Trends in College Pricing 2022
College costs grew well below the rate of inflation over the past year, continuing a decade-long flattening of prices at the nation’s colleges and universities. According to the College Board’s annual Trends in College Pricing report, published tuition and fees at four-year public universities are down 1% since 2012, while private university tuition and fees are up 6% over the same period when adjusted for inflation.
“Public tuition increases are historically low,” explained Jessica Howell, the College Board’s vice president of research, speaking to a packed meeting room at the 2022 Forum. “Borrowing continues to decline as well.” Total education borrowing has been falling for 11 consecutive years after peaking in 2010, reflecting both a slowing of college costs and a worrying decline in enrollment. Graduate students now account for nearly half of all federal student loans as the pace of undergraduate borrowing has slowed.

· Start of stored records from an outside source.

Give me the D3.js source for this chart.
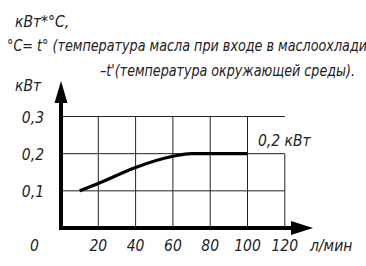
<!DOCTYPE html>
<html>
<head>
<meta charset="utf-8">
<script src="https://cdn.jsdelivr.net/npm/d3@7"></script>
<style>
  body { margin: 0; background: #fff; }
  svg text { font-family: "DejaVu Sans Condensed", "DejaVu Sans", sans-serif; font-stretch: condensed; font-style: italic; fill: #222; font-size: 15.5px; }
</style>
</head>
<body>
<svg width="366" height="266"></svg>
<script>
const flow = [10, 20, 40, 60, 70, 80, 100];          // л/мин
const power = [0.1, 0.12, 0.163, 0.193, 0.2, 0.2, 0.2]; // кВт
const xTicks = [20, 40, 60, 80, 100, 120];
const yTicks = [0.1, 0.2, 0.3];
const headerLines = [
  "кВт*°С,",
  "°С= t° (температура масла при входе в маслоохладитель)",
  "–t'(температура окружающей среды)."
];

const svg = d3.select("svg");
const x = d3.scaleLinear().domain([0, 120]).range([61, 284.8]);
const y = d3.scaleLinear().domain([0, 0.3]).range([228, 116.5]);

// grid
const grid = svg.append("g").attr("stroke", "#222").attr("stroke-width", 1);
yTicks.forEach(v => {
  grid.append("line").attr("x1", x(0)).attr("x2", x(120)).attr("y1", y(v)).attr("y2", y(v));
});
xTicks.forEach(v => {
  grid.append("line").attr("x1", x(v)).attr("x2", x(v))
    .attr("y1", v == 120 ? y(0.2) : y(0.3)).attr("y2", y(0));
});

// curve
const line = d3.line().x((d, i) => x(flow[i])).y(d => y(d)).curve(d3.curveMonotoneX);
svg.append("path").datum(power).attr("d", line)
  .attr("fill", "none").attr("stroke", "#000").attr("stroke-width", 3.2);

// axes with arrows
svg.append("line").attr("x1", x(0)).attr("x2", 294).attr("y1", y(0)).attr("y2", y(0))
  .attr("stroke", "#000").attr("stroke-width", 4);
svg.append("path").attr("d", `M313,${y(0)} L291,${y(0) - 7} L291,${y(0) + 7} Z`).attr("fill", "#000");
svg.append("line").attr("x1", x(0)).attr("x2", x(0)).attr("y1", y(0) + 2).attr("y2", 100)
  .attr("stroke", "#000").attr("stroke-width", 4);
svg.append("path").attr("d", `M${x(0)},81 L${x(0) - 6.5},103 L${x(0) + 6.5},103 Z`).attr("fill", "#000");

// tick labels
svg.selectAll(".xt").data(xTicks).enter().append("text")
  .attr("x", d => x(d)).attr("y", 251).attr("text-anchor", "middle").text(d => d);
svg.selectAll(".yt").data(yTicks).enter().append("text")
  .attr("x", 44).attr("y", d => y(d) + 6).attr("text-anchor", "end")
  .text(d => d3.format(".1f")(d).replace(".", ","));
svg.append("text").attr("x", 30).attr("y", 251).text("0");
svg.append("text").attr("x", 310).attr("y", 251).text("л/мин");
svg.append("text").attr("x", 15).attr("y", 91).text("кВт");
svg.append("text").attr("x", 258).attr("y", 146).text("0,2 кВт");

// header (squeezed to the reference's narrow drafting font)
svg.append("text").attr("x", 15).attr("y", 27).text(headerLines[0]);
svg.append("text").attr("x", 7).attr("y", 51)
  .attr("textLength", 396).attr("lengthAdjust", "spacingAndGlyphs").text(headerLines[1]);
svg.append("text").attr("x", 100).attr("y", 76)
  .attr("textLength", 255).attr("lengthAdjust", "spacingAndGlyphs").text(headerLines[2]);
</script>
</body>
</html>
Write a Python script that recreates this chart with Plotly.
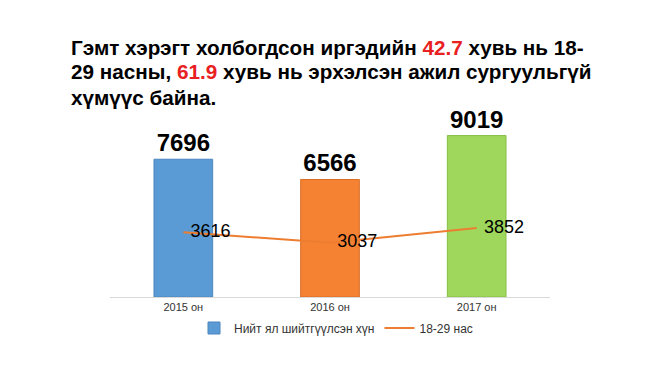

“Total enrollment peaked in 2011, and there’s been a gradual decline since then,” said Jennifer Ma, senior policy research scientist at the College Board. Given the drop in demand for higher education, “it’s not a surprise we’re seeing net prices go down,” Ma said.
Howell noted that state support and tuition increases tend to move in opposite directions, with a reduction in public funding during the Great Recession leading to higher costs at public institutions. A partial recovery in public investment has contributed to much slower tuition increases over the past several years. State and local funding per student is still slightly lower than it was 20 years ago, according to the report, but up significantly from the depths of recessionary cuts from 2008 to 2012.
While some of the reduction in college enrollment can be attributed to the pandemic, the long-term trend of slowing growth was already apparent in the years before covid caused massive disruption to higher education. “Since the enrollment peak in the fall of 2011, total enrollment has declined by about 2 million (10%) to 18.9 million in the fall of 2020,” the report found.
It will be years before the full impact of the pandemic is visible in enrollment data, Howell said, but there are already clear negative effects on retention for students who entered college in 2020-21. Reconnecting with students who left school during covid was an urgent topic in numerous sessions across the 2022 College Board Forum.
“These reports have become an important voice in all kinds of discussions around higher education,” Howell said of the annual Trends report. “Unbiased data and analysis are a big part of what we do at the College Board.”
The 2022 Trends report has already sparked coverage and conversation across the country. “Enrollment in higher education is plummeting, and K–12 students are falling behind on key skills needed to succeed in college and later in life,” Catherine Ramped wrote this week in a Washington Post column citing College Board data. “These trends threaten our future workforce and, ultimately, the U.S. economy.”